A frame-by-frame examination uncovers three pivotal details that hint at autonomy versus remote control, each deserving of close scrutiny.
Detail 1: The "Continuity Gap" in Movements—Seamless at first glance, yet marked by "delay indicators." In the video, after wiping the table, Figure 03 drapes the towel over its shoulder to free its hands for a storage box. While the transition appears natural, slow-motion playback reveals a subtle 0.5-second lag between the towel's arc and the timing of the storage box grab. For fully autonomous decision-making, the robot's movements should be "instantaneously synchronized"—after all, the Helix 02 system underscores "end-to-end full-process control." Yet, with remote control, delays are inevitable as operators observe through cameras before issuing commands, leaving faint traces even with millisecond-level transmission.

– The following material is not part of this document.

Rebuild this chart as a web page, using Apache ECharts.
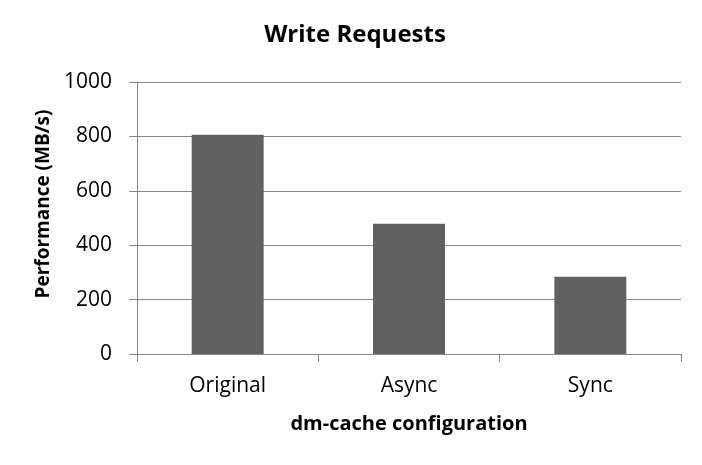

Detail 2: The "Consistency Discrepancy" in Object Recognition—Inconsistent handling of similar items. In the video, Figure 03 accurately differentiates between cups and toys but exhibits "grip force variations" when manipulating two similar building blocks: one is gently placed in the storage box, while the other is firmly pressed down. For an autonomously learning AI, the handling logic for similar objects should remain consistent, as its core strength lies in a "universal model encompassing all actions." With remote control, however, inconsistencies in operators' hand force control are inevitable, particularly during extended sessions—a classic hallmark of remote operation.
Detail 3: The "Overly Adapted Scene"—Absence of unexpected events, suggesting a "prearranged scenario." The entire demonstration setting appears excessively tidy, devoid of cluttered objects or sudden obstacles in the living room, and even the lighting is uniformly distributed, completely lacking the randomness of a real home environment. The core challenge of household scenarios is "uncertainty," yet Figure 03's actions perfectly align with the scene without any hesitation or adjustments. Industry standards suggest that remote-controlled demonstrations often prearrange scenes and object positions to prevent operational errors due to environmental complexity. A truly autonomous robot, however, should demonstrate real-time adjustments to unexpected events (e.g., an object falling)—something entirely absent from the video.
Of course, these details remain "plausible speculations" without definitive proof. After all, the Helix 02 system powering Figure 03 does possess technical merit—trained on synthetic data from platforms like NVIDIA Isaac Lab, it can swiftly master complex movements. Its predecessor, Figure 02, has already accumulated 1,250 hours of autonomous operation on production lines, showcasing some autonomous capabilities.
In reality, the crux of this controversy has never been whether Figure 03 "cheated," but rather a "trust crisis" plaguing the entire embodied AI sector.
Figure AI founder Brett Adcock emphasizes "full autonomy," but genuine trust is not built through video demonstrations alone but through verifiable "operating hours"—like Figure 02's 1,250-hour continuous factory operation, which resonates more profoundly than any demo. Remote control may sustain short-term demonstrations but cannot support long-term operation; preset scenes may conceal technical flaws but cannot withstand real-world complexity.
Musk's skepticism serves as a wake-up call for the entire industry: The essence of embodied AI lies in "autonomous decision-making and environmental adaptation," not "feigning autonomy through remote control." If the industry remains fixated on "fake demonstrations," it will erode not just investor confidence but the future of the entire sector.
As of now, Figure AI has not released continuous operation data for Figure 03 nor permitted third-party verification. We might maintain a rational optimism: If it truly achieves full autonomy, it would signify a major breakthrough in embodied AI. But if it is merely a "remote-controlled performance," it will inevitably be supplanted by the industry and market.
After all, genuine technological advancements never rely on "flawless videos" for packaging. Time and real-world applications are the ultimate litmus tests. This controversy over "autonomy versus remote control" will also propel the humanoid robotics industry from "unbridled growth" toward "standardized development."